Sorenstam, 34, said, "I'm definitely playing this year and next year, and then we [will] go from there." She went on to say that opening a golf school was one of her dreams, and that there were "a lot of things" she could do.
After hearing that, I found it easier to go out and watch her ruthlessly rule her world yet again yesterday in the third round at Bulle Rock.
She is so superior to the rest of women's golf that the run of scores, wins and records she produces is almost numbing; you can reach the point where you just shrug, take it for granted and turn the channel.
But when Sorenstam starts hedging on her plans beyond 2006, it's time to stop, focus and get a good snapshot of her now, when she is at her best, a peak perhaps no women's golfer has ever reached.
She might not dominate this overwhelmingly for that much longer.
Oh, sure, she'll keep playing and winning. She still has goals. She is trying to win a Grand Slam this year. She is almost within sight of Kathy Whitworth's LPGA record of 88 career wins. She recently admitted she now has "nothing else" to distract her from golf after having divorced her husband of eight years.
Yet she also admitted Friday that "the question is how active I will be" after finishing the 2005 and 2006 seasons.
It could be that her success (six wins in eight starts in 2005 if she wins today) is starting to numb her, too.
With eight major titles and 61 overall victories already in her pocket, she certainly has the right to start running out of motivation.
With that in mind, the chance to follow her around Bulle Rock yesterday (or on any day, for that matter) was best viewed as the rare chance to see a peaking athlete who has all but perfected a game, the rarest achievement in sports.
Sorenstam in 2005 is Michael Jordan in his prime, Tiger Woods at his most dominating, the Yankees of Ruth and Gehrig -- so superior that the outcome is decided before the first ball is struck.
After nearly holing four straight iron shots near the end of the second round Friday, she carried a two-stroke lead into the third round yesterday and immediately started hammering away, dropping irons near pins again. When a 12-foot putt on No. 6 and a 25-footer on No. 7 both dropped, her lead was up to five. Soon, it was six.
She was playing the same course as everyone else, but a different game, winnowed of sloppiness and mistakes. The large gallery following her murmured with surprise when she didn't hit it straight and long off the tee, stick an iron near the pin and sink a birdie putt.
The fans cheered for her, by the way, seemingly standing back and appreciating the show rather than rooting for her to fail and make the tournament more interesting -- a situation Tiger Woods sometimes faced when fans got tired of him winning so easily.

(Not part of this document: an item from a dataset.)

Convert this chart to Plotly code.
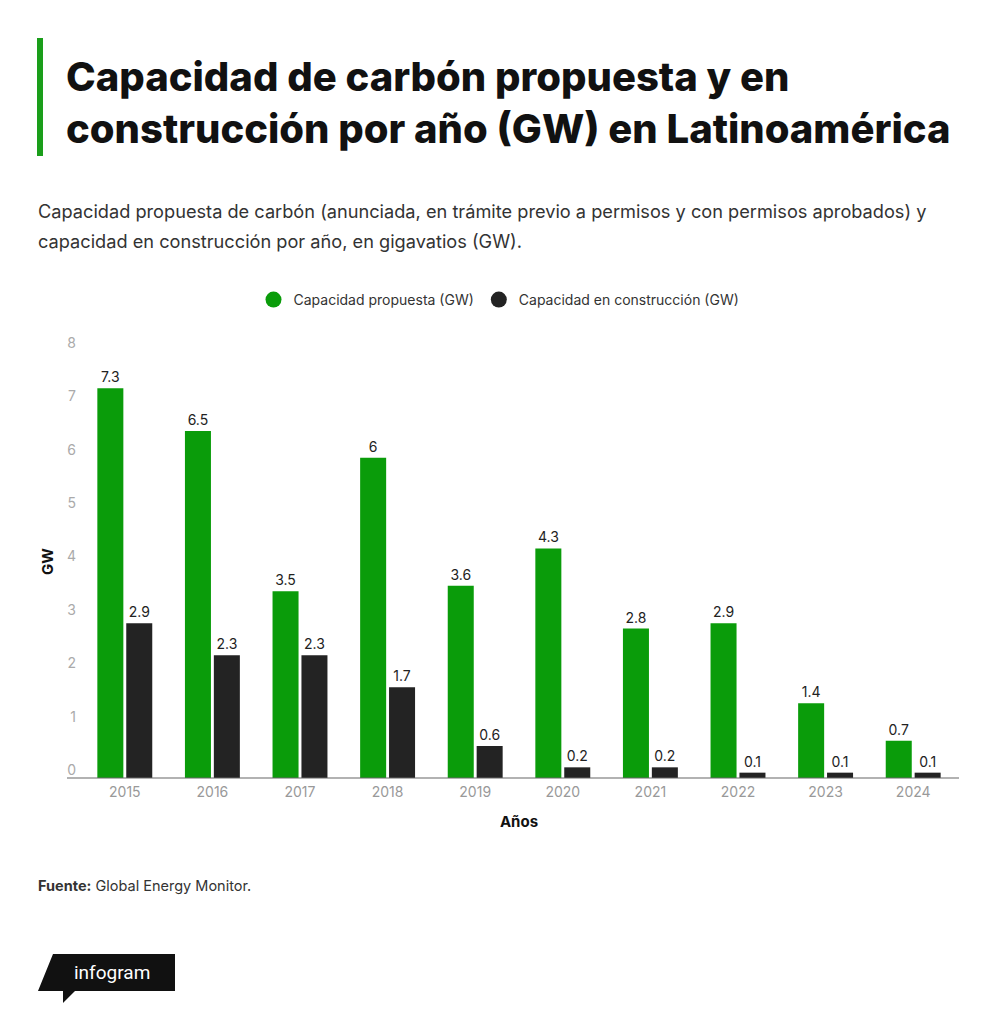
import plotly.graph_objects as go

years = ["2015", "2016", "2017", "2018", "2019", "2020", "2021", "2022", "2023", "2024"]
propuesta = [7.3, 6.5, 3.5, 6.0, 3.6, 4.3, 2.8, 2.9, 1.4, 0.7]
construccion = [2.9, 2.3, 2.3, 1.7, 0.6, 0.2, 0.2, 0.1, 0.1, 0.1]
y_ticks = [0, 1, 2, 3, 4, 5, 6, 7, 8]

name_prop = "Capacidad propuesta (GW)"
name_cons = "Capacidad en construcción (GW)"
GREEN = "#0a9c0a"
BLACK = "#232323"

OFF = 8  # page body margin
W, H = 992, 1015
# plot area in screen pixels
SX0, SX1, SY0, SY1 = 81, 957, 351, 778
L, R = SX0 - OFF, W - (SX1 - OFF)
T, B = SY0 - OFF, H - (SY1 - OFF)
PW, PH = W - L - R, H - T - B


def px(x):  # screen x -> paper
    return (x - OFF - L) / PW


def py(y):  # screen y -> paper
    return (SY1 - y) / PH


def lab(v):
    return "%g" % v


fig = go.Figure()
fig.add_trace(go.Bar(x=years, y=propuesta, name=name_prop, marker_color=GREEN,
                     marker_line_width=0,
                     text=[lab(v) for v in propuesta], textposition="outside",
                     textfont=dict(size=14, color="#222", family="Inter"),
                     cliponaxis=False, showlegend=False))
fig.add_trace(go.Bar(x=years, y=construccion, name=name_cons, marker_color=BLACK,
                     marker_line_width=0,
                     text=[lab(v) for v in construccion], textposition="outside",
                     textfont=dict(size=14, color="#222", family="Inter"),
                     cliponaxis=False, showlegend=False))
# legend entries with circle markers
fig.add_trace(go.Scatter(x=[None], y=[None], mode="markers", name=name_prop,
                         marker=dict(color=GREEN, size=16, symbol="circle")))
fig.add_trace(go.Scatter(x=[None], y=[None], mode="markers", name=name_cons,
                         marker=dict(color=BLACK, size=16, symbol="circle")))

shapes = []
# green accent bar beside title
shapes.append(dict(type="rect", xref="paper", yref="paper",
                   x0=px(37), x1=px(43), y0=py(156), y1=py(38),
                   fillcolor="#1a9e1a", line_width=0, layer="above"))
# x axis baseline
shapes.append(dict(type="line", xref="paper", yref="paper",
                   x0=px(67), x1=px(959), y0=0, y1=0,
                   line=dict(color="#666", width=1.2), layer="above"))
# infogram logo
pts = [(53, 954), (175, 954), (175, 991), (75, 991), (63, 1003), (63, 991), (38, 991)]
path = "M " + " L ".join("%f,%f" % (px(a), py(b)) for a, b in pts) + " Z"
shapes.append(dict(type="path", xref="paper", yref="paper", path=path,
                   fillcolor="#111", line_width=0, layer="above"))


def ann(text, x, y, size, color="#111", weight="normal", xanchor="left", angle=0, family="Inter"):
    return dict(text=text, xref="paper", yref="paper", x=px(x), y=py(y),
                xanchor=xanchor, yanchor="middle", align="left", showarrow=False,
                textangle=angle,
                font=dict(family=family, size=size, color=color, weight=weight))


annotations = [
    ann("Capacidad de carbón propuesta y en", 64, 76, 40, "#111", 800),
    ann("construcción por año (GW) en Latinoamérica", 64, 128, 40, "#111", 800),
    ann("Capacidad propuesta de carbón (anunciada, en trámite previo a permisos y con permisos aprobados) y",
        36, 211, 18.2, "#333"),
    ann("capacidad en construcción por año, en gigavatios (GW).", 36, 241, 18.2, "#333"),
    ann("<b>Fuente:</b> Global Energy Monitor.", 36, 886, 14.5, "#333"),
    ann("infogram", 112, 972, 19, "#ffffff", xanchor="center", family="Roboto"),
    ann("<b>GW</b>", 47, 562, 15, "#111", xanchor="center", angle=-90),
]

fig.update_layout(
    width=W, height=H,
    margin=dict(l=L, r=R, t=T, b=B, autoexpand=False),
    paper_bgcolor="white", plot_bgcolor="white",
    barmode="group", bargap=0.34, bargroupgap=0.1,
    font=dict(family="Inter", color="#333"),
    shapes=shapes, annotations=annotations,
    legend=dict(orientation="h", xref="container", yref="container",
                x=(499 - OFF) / W, xanchor="center", y=1 - (300 - OFF) / H, yanchor="middle",
                font=dict(size=14, color="#333", family="Inter"),
                itemwidth=30, traceorder="normal"),
    xaxis=dict(type="category", showgrid=False, showline=False,
               ticks="", ticklabelstandoff=4,
               tickfont=dict(size=14, color="#999", family="Inter"),
               title=dict(text="<b>Años</b>", font=dict(size=15, color="#111", family="Inter"),
                          standoff=17)),
    yaxis=dict(range=[0, 8], tickvals=y_ticks, showgrid=False, zeroline=False,
               showline=False, ticks="", ticklabelshift=-8, ticklabelstandoff=4,
               tickfont=dict(size=14, color="#aaa", family="Inter")),
)

fig.write_html("out.html")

As it happened, Sorenstam did briefly flatten out yesterday, missing a few putts as her lead slipped to three. But "I got on fire," she said, and ended with birdies on No. 16 and No. 17 as the lead grew back to five.
The chances of anyone beating her today lie somewhere between minuscule and microscopic. She's just too good.
Laura Davies, the British veteran who played with her yesterday, said Friday that Sorenstam "was the best golfer that ever played, man, woman," adding, "I'm not saying she's as good as Jack Nicklaus, Arnold Palmer. But let's face it, there are some good players on this tour and virtually every week she's winning, and not even Tiger did that. For who she's up against, she's the best."
She has been ranked No. 1 in the world for eight of the past 11 years and continuously since 2001, so you know it can't last forever. But even against that backdrop, she is playing the best golf of her life now, her longer drives and dead-on short game relentlessly crushing the hopes of all opponents. Her 69 yesterday was her 14th straight round under 70.
"I'm very happy with how I'm playing," she said.
From a distance, the blur of unparalleled success does have a tendency to numb, perhaps because it seems to come so easily for her, but also because Sorenstam is a kindly, low-key figure rather than a strutter.
But while it might be a blur from a distance, Sorenstam's current game is clear and vivid up close, a display of near-perfect golf that won't be seen again soon, if ever.